▸ **OBJECTIVE**:
Only the lines from the start of the data below through the line that contains "plt.rcParams['mathtext.default'] = 'bf'" are to be copied, exactly and without pictures.

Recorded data
+ + + + + + +
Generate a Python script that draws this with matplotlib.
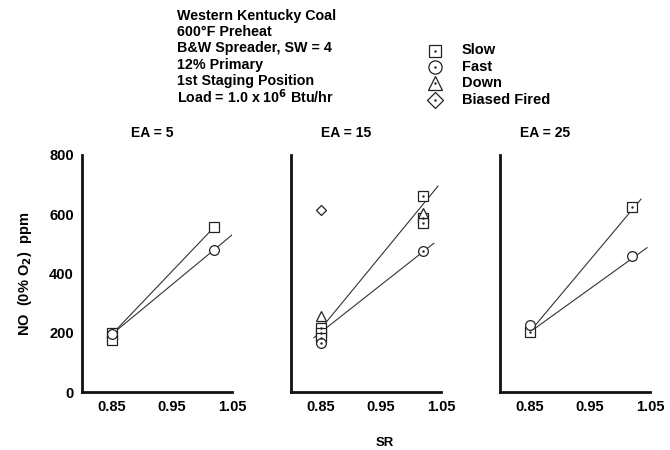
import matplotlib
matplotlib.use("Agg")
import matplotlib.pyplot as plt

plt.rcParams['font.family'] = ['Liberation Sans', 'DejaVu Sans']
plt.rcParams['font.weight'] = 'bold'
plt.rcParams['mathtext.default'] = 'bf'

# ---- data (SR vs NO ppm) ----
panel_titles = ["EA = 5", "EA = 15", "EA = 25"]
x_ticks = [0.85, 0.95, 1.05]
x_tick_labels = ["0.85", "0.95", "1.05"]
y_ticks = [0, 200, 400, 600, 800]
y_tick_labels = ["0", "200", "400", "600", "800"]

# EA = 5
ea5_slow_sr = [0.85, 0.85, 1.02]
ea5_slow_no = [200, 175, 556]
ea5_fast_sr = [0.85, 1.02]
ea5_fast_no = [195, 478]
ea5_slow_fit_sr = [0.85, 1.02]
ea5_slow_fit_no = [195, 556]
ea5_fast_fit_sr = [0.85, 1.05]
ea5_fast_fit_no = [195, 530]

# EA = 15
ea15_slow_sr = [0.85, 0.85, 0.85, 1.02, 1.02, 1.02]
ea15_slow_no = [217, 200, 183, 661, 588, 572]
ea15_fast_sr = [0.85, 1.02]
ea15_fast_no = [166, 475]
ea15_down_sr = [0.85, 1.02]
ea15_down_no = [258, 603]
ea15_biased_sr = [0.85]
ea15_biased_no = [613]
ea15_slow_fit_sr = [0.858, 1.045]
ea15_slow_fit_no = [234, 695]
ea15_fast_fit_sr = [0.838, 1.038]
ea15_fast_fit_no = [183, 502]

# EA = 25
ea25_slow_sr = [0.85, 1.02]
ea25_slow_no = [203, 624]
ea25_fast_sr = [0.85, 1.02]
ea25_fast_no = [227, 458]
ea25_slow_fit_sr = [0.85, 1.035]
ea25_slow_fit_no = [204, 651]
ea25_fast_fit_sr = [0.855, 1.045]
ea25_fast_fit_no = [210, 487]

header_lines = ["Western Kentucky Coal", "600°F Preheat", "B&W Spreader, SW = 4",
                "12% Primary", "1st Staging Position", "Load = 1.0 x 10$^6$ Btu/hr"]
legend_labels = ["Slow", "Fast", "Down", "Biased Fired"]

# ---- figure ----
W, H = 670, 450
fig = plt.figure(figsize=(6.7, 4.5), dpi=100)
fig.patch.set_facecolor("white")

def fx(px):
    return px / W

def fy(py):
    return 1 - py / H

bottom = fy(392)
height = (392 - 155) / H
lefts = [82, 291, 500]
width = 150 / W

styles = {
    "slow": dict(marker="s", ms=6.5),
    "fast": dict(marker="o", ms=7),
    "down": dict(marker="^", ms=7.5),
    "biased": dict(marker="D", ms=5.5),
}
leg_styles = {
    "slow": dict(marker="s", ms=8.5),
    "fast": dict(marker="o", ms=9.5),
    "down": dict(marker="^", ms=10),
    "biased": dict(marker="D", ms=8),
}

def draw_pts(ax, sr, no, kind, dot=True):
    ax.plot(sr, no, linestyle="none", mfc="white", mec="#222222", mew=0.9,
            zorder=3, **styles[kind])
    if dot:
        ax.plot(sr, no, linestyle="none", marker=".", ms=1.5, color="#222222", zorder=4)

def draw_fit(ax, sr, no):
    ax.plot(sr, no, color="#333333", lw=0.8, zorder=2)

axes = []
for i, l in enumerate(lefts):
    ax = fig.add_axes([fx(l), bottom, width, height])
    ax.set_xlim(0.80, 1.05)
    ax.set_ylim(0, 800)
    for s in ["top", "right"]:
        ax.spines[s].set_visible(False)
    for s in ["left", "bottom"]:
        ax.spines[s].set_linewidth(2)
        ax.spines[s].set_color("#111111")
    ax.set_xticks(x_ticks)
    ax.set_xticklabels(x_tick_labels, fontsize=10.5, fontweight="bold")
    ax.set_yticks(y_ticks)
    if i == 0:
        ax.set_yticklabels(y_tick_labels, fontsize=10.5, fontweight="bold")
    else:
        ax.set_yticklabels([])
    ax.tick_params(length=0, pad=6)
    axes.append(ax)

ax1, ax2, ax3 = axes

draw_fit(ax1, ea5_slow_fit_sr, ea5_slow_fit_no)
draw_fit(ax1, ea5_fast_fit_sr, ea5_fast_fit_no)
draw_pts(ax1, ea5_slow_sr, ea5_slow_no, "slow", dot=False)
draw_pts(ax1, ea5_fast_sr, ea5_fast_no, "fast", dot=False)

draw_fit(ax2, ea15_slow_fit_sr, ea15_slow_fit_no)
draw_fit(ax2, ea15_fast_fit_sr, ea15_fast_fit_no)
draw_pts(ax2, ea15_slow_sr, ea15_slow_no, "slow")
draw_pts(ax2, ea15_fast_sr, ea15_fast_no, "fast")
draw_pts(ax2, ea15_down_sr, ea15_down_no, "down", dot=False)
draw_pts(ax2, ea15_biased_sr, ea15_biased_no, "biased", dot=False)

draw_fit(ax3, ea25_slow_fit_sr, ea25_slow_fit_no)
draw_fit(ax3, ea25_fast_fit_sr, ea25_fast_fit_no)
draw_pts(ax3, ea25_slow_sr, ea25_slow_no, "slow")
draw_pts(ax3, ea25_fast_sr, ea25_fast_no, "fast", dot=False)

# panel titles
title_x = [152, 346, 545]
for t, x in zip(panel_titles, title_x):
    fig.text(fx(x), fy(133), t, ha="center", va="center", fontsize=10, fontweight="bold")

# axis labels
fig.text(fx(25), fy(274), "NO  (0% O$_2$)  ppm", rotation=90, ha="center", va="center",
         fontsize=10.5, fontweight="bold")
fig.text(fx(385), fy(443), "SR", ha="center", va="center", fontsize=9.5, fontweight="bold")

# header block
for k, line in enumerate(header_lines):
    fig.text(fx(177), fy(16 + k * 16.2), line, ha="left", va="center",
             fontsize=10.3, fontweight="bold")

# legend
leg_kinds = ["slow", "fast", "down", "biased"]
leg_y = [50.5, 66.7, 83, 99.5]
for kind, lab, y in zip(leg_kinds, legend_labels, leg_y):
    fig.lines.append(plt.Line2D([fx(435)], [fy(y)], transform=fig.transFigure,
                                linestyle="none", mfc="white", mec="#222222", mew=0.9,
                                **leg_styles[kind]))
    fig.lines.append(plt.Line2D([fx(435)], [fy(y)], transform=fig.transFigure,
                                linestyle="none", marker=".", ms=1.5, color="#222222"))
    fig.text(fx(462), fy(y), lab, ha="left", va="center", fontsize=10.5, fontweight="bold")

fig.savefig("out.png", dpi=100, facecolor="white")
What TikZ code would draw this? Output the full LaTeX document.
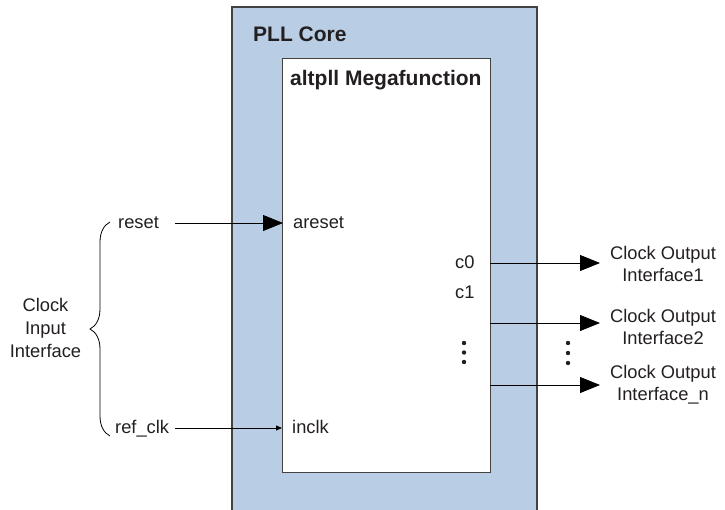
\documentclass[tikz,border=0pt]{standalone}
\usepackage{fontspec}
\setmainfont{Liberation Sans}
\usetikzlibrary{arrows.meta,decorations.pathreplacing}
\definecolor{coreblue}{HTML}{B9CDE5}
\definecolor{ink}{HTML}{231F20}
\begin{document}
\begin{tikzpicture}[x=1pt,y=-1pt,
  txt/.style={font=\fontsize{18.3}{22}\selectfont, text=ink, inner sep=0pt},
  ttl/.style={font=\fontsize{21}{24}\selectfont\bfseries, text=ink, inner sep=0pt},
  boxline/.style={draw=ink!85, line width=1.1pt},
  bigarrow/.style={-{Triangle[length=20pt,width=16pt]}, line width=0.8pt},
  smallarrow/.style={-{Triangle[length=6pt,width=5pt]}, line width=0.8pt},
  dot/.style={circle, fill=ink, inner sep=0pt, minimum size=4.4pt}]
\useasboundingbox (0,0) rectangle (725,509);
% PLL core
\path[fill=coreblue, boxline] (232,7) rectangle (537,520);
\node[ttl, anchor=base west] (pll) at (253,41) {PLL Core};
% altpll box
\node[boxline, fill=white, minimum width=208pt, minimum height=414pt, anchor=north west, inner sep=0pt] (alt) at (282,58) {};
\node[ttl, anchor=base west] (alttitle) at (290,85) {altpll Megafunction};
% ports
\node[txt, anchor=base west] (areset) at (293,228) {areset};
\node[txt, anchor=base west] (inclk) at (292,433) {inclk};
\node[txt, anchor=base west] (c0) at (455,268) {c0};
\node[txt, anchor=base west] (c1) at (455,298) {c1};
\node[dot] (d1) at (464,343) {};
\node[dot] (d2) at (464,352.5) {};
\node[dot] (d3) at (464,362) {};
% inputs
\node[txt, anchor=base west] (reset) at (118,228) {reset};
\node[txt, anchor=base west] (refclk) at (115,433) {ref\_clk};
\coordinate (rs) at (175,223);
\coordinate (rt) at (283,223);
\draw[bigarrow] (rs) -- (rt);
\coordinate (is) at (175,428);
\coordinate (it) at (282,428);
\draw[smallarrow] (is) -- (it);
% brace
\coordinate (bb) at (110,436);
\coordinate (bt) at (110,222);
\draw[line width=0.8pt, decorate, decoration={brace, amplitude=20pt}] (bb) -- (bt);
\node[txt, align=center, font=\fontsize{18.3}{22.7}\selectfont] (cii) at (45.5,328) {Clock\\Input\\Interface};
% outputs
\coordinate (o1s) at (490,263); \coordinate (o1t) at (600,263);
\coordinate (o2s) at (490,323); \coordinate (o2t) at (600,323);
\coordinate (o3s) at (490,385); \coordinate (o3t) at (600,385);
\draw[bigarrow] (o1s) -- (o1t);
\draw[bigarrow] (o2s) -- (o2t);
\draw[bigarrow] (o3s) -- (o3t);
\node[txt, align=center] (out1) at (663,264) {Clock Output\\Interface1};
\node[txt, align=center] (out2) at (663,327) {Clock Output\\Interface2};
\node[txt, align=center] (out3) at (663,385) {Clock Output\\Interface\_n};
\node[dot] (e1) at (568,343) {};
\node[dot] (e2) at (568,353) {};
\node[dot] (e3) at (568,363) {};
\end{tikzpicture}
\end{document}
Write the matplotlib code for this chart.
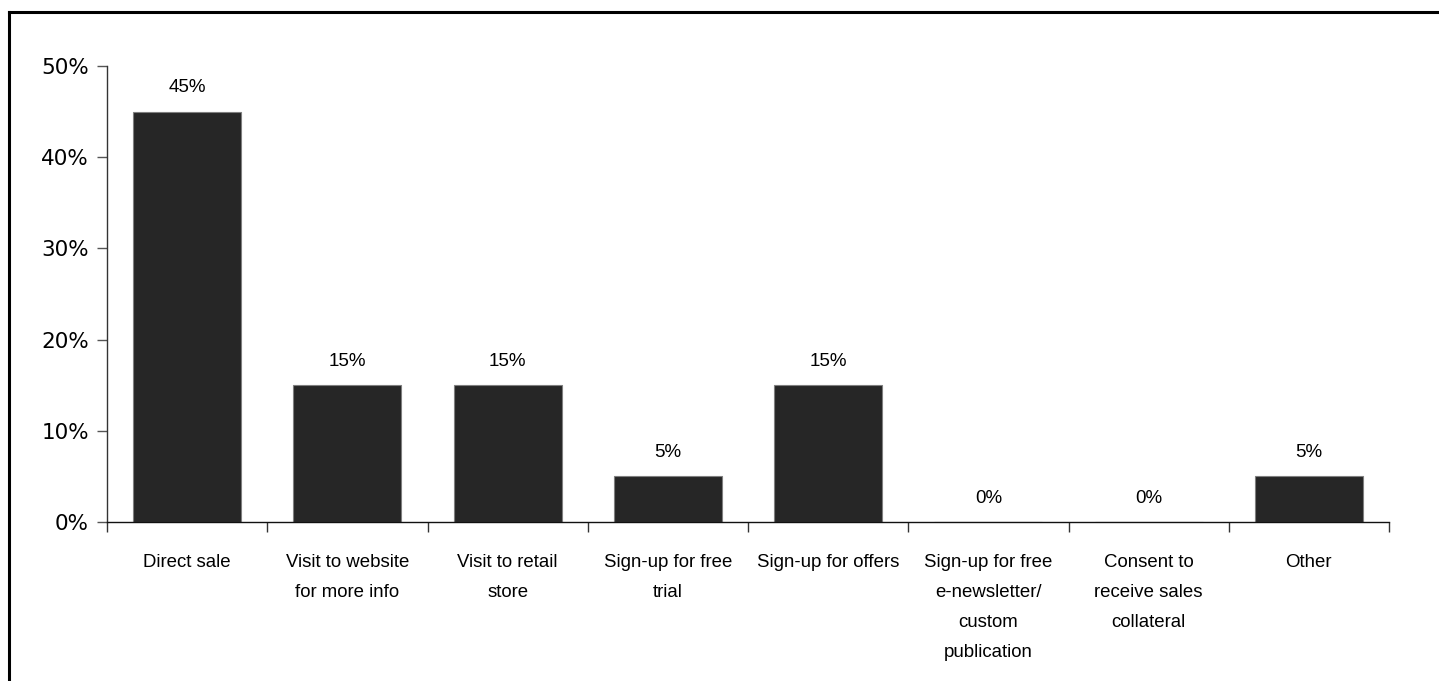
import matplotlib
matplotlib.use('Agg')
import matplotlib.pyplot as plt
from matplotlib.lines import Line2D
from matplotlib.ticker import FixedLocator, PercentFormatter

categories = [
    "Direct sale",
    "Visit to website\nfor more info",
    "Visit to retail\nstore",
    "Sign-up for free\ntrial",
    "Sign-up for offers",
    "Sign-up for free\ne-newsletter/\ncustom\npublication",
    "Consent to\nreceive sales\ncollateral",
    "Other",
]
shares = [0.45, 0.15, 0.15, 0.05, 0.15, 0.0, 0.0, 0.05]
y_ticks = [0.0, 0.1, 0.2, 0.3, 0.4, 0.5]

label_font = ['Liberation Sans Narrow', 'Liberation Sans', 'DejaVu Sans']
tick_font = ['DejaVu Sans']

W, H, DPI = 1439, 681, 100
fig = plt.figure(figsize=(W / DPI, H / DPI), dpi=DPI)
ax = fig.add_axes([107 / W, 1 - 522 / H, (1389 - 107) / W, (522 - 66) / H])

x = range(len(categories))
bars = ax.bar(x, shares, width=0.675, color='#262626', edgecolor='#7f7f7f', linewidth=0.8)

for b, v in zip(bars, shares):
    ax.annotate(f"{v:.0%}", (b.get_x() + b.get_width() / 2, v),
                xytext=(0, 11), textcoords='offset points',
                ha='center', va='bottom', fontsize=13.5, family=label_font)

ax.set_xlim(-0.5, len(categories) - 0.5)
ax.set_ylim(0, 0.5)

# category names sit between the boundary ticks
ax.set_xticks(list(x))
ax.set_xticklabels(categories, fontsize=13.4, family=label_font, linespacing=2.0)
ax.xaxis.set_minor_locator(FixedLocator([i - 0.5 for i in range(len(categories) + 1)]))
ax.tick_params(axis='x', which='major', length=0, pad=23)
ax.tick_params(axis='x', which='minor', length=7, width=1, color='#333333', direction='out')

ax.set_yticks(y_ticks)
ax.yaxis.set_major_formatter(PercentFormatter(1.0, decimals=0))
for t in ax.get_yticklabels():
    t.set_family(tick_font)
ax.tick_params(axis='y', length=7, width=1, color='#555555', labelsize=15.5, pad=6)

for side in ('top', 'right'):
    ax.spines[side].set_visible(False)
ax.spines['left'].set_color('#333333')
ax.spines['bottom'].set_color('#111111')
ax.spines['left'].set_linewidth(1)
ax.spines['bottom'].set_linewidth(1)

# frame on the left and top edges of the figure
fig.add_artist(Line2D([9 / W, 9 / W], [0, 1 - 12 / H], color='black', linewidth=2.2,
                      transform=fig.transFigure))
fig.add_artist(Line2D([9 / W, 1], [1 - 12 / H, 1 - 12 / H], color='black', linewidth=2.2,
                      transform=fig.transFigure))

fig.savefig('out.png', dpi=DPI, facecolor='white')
+ + + + + + +
▸ **OUTPUT**:
Generate a Python script that draws this with matplotlib.
import matplotlib
matplotlib.use("Agg")
import matplotlib.pyplot as plt

plt.rcParams['font.family'] = ['Liberation Sans', 'DejaVu Sans']
plt.rcParams['font.weight'] = 'bold'
plt.rcParams['mathtext.default'] = 'bf'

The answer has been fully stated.